Theatre in Wales

Theatre, dance and performance reviews

Dream Regime

Gekidan Kaitaisha , Chapter Arts Centre, Cardiff , January 30, 2004
Dream Regime by Gekidan Kaitaisha It was, it would seem at first, an unfortunate coincidence that the Japanese company Gekidan Kaitaisha should present the first two parts of their performance - first on Chapter's forecourt and then in the back garden - just as the predicted cold snap looked like it was kicking in.

We (and the performers at times) shivered as we stood or sat on walls as frightened-looking people from different nations hesitantly edged closer together, suspicious of each other until they trooped through to what became a contrasting scene of a very cosy al fresco dinner party oblivious of the distractions of some persecuted individuals.

Part three, though, was warmer: we sat in Chapter's theatre and heard about atrocities.

That chilling opening to the Dream Machine triptych, however, was maybe not such a chance.

The theme of the evening was, after all, about oppression and conflict in an increasingly multi-cultural world of globalisation and migration.

Little comfort there as the icy winds of prejudice and control blow across the world.

Not that this was a conventional evening of agitprop theatre. The Japanese company have been at Chapter for three weeks, working with artists, activists, performers, academics and others in a process that has been about debate as much as theatre-making.

Dream Machine is described as a work-in-progress and was a fascinating experience for those of us not part of the residency workshops.

We had, then, a collection of images, some political, some personal, some theatrical. The Japanese troupe was enlarged to include international activists and local performers. We had powerful dance, autobiographical statements, an illustrated lecture - and people performing, but also people just being.

One moment, then, we had abstract theatrical scenes with a dancer wearing handcuffs, a man taking notes, people performing martial arts movements in energising, empowering, meditation and evasion, and then we had Jacqueline Siapno, with her baby boy grabbing her microphone, showing us film of Indonesia's cruel oppression in East Timor - the natural intimacy of the mother-child relationship a contrast to the horrors of what we saw on the screen as people scrabbled in mass graves for the bones of their murdered loved ones.

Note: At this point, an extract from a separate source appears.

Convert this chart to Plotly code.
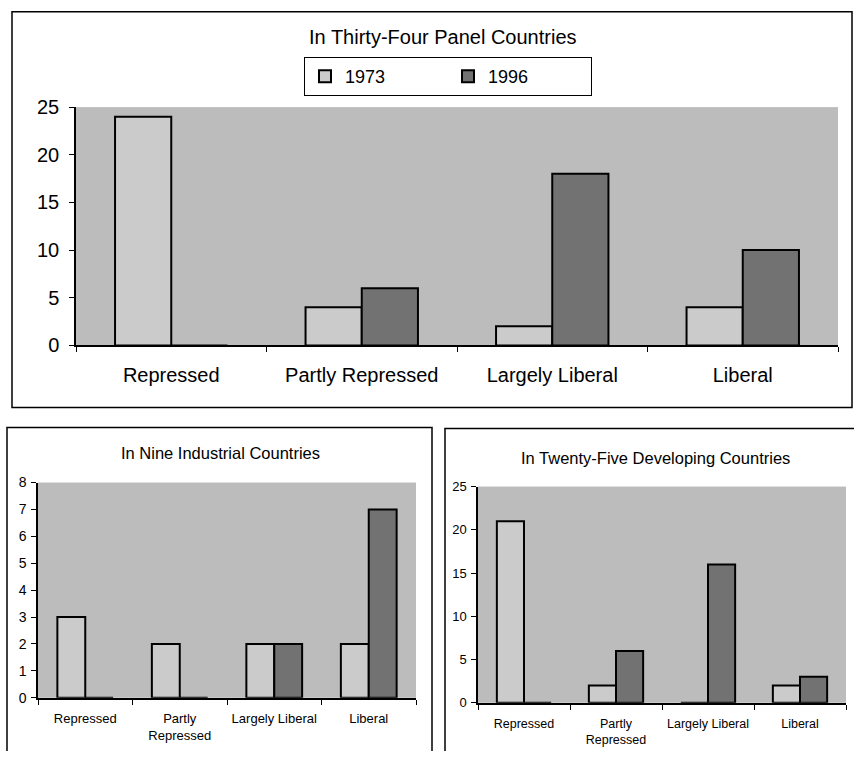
import plotly.graph_objects as go

# Financial-regime categories and country counts per year
categories = ["Repressed", "Partly Repressed", "Largely Liberal", "Liberal"]
categories_small = ["Repressed", "Partly<br>Repressed", "Largely Liberal", "Liberal"]
years = ["1973", "1996"]

panel_1973 = [24, 4, 2, 4]
panel_1996 = [0, 6, 18, 10]

industrial_1973 = [3, 2, 2, 2]
industrial_1996 = [0, 0, 2, 7]

developing_1973 = [21, 2, 0, 2]
developing_1996 = [0, 6, 16, 3]

W, H = 854, 762
FONT = "Liberation Sans, Arial, sans-serif"
PLOT_BG = "#bcbcbc"
COLOR_1973 = "#cbcbcb"
COLOR_1996 = "#727272"

# rows are given in screen pixels and converted to figure rows
ROW_OFFSET, ROW_SCALE = 11.0, 0.97


def px_x(x):
    return x / W


def px_y(y):
    fig_row = (y - ROW_OFFSET) / ROW_SCALE
    return min(1.0, max(0.0, 1 - fig_row / H))


fig = go.Figure()

panels = [
    # (x axis, y axis, categories, 1973, 1996, show legend)
    ("x", "y", categories, panel_1973, panel_1996, True),
    ("x2", "y2", categories_small, industrial_1973, industrial_1996, False),
    ("x3", "y3", categories_small, developing_1973, developing_1996, False),
]

for xa, ya, cats, v73, v96, show in panels:
    for name, vals, col in ((years[0], v73, COLOR_1973), (years[1], v96, COLOR_1996)):
        fig.add_trace(go.Bar(
            x=cats, y=vals, name=name, xaxis=xa, yaxis=ya,
            marker=dict(color=col, line=dict(color="black", width=2)),
            showlegend=show, legendgroup=name, offsetgroup=name,
        ))

axis_common = dict(showgrid=False, zeroline=False, showline=True, linecolor="black",
                   linewidth=1.5, ticks="outside", tickcolor="black", ticklen=5,
                   fixedrange=True)

fig.update_layout(
    width=W, height=H,
    margin=dict(l=0, r=0, t=0, b=0),
    paper_bgcolor="white",
    plot_bgcolor=PLOT_BG,
    barmode="group", bargap=0.41, bargroupgap=0,
    font=dict(family=FONT, color="black"),
    legend=dict(
        orientation="h", x=px_x(448), y=px_y(57), xanchor="center", yanchor="top",
        bgcolor="white", bordercolor="black", borderwidth=1,
        font=dict(size=18, family=FONT), entrywidth=98, itemwidth=30,
        traceorder="normal", tracegroupgap=0,
    ),
    xaxis=dict(domain=[px_x(76), px_x(838)], anchor="y", tickson="boundaries",
               tickfont=dict(size=20), ticklabelstandoff=11, tickangle=0, **axis_common),
    yaxis=dict(domain=[px_y(345), px_y(107)], anchor="x", range=[0, 25], dtick=5,
               tickfont=dict(size=20), ticklabelstandoff=6, **axis_common),
    xaxis2=dict(domain=[px_x(38), px_x(416)], anchor="y2", tickson="boundaries",
                tickfont=dict(size=13), ticklabelstandoff=8, tickangle=0, **axis_common),
    yaxis2=dict(domain=[px_y(697), px_y(482)], anchor="x2", range=[0, 8], dtick=1,
                tickfont=dict(size=14), ticklabelstandoff=2, **axis_common),
    xaxis3=dict(domain=[px_x(478), px_x(846)], anchor="y3", tickson="boundaries",
                tickfont=dict(size=12.5), ticklabelstandoff=8, tickangle=0, **axis_common),
    yaxis3=dict(domain=[px_y(702), px_y(486)], anchor="x3", range=[0, 25], dtick=5,
                tickfont=dict(size=13), ticklabelstandoff=2, **axis_common),
)

frame_line = dict(color="black", width=1.5)

# Top panel frame (closed box)
fig.add_shape(type="rect", xref="paper", yref="paper",
              x0=px_x(12), x1=px_x(852), y0=px_y(407), y1=1 - 0.75 / H,
              line=frame_line, fillcolor="rgba(0,0,0,0)", layer="below")

# Lower panel frames run off the bottom of the page: draw left, top and right sides
for x0, y0, x1 in [(7, 427, 432), (445, 428, 856)]:
    path = (f"M {px_x(x0)},0 L {px_x(x0)},{px_y(y0)} "
            f"L {px_x(x1)},{px_y(y0)} L {px_x(x1)},0")
    fig.add_shape(type="path", xref="paper", yref="paper", path=path,
                  line=frame_line, layer="below")

titles = [
    ("In Thirty-Four Panel Countries", 443, 37, 20),
    ("In Nine Industrial Countries", 220, 452, 16.5),
    ("In Twenty-Five Developing Countries", 655, 457, 16.5),
]
for text, x, y, size in titles:
    fig.add_annotation(text=text, x=px_x(x), y=px_y(y), xref="paper", yref="paper",
                       showarrow=False, xanchor="center", yanchor="middle",
                       font=dict(size=size, family=FONT))

fig.write_html("out.html")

It was an extraordinary evening, a performance with no obvious narrative or structure, but a remarkable expression of theatre as a medium of exploration, expression, provocation, where there was no easy storyline or resolution.

I guess for the participants the nature of the experience was even more intense and rewarding.

It wasn't easy, it wasn't clear and it wasn't, obviously "finished," but felt as an audience as if we were stepping into a rushing stream with very few rocks to stand on.

Gekidan Kaitaisha (which means Theatre of Deconstruction) have been at Chapter before and were impressive then, when they interrogated their own culture.

Here they are concerned with not just Asia but with global concerns. As part of Chapter's Theatrum Europa 04 season they provided more essential and exciting evidence in our urgent debates on the new world of the 21st century.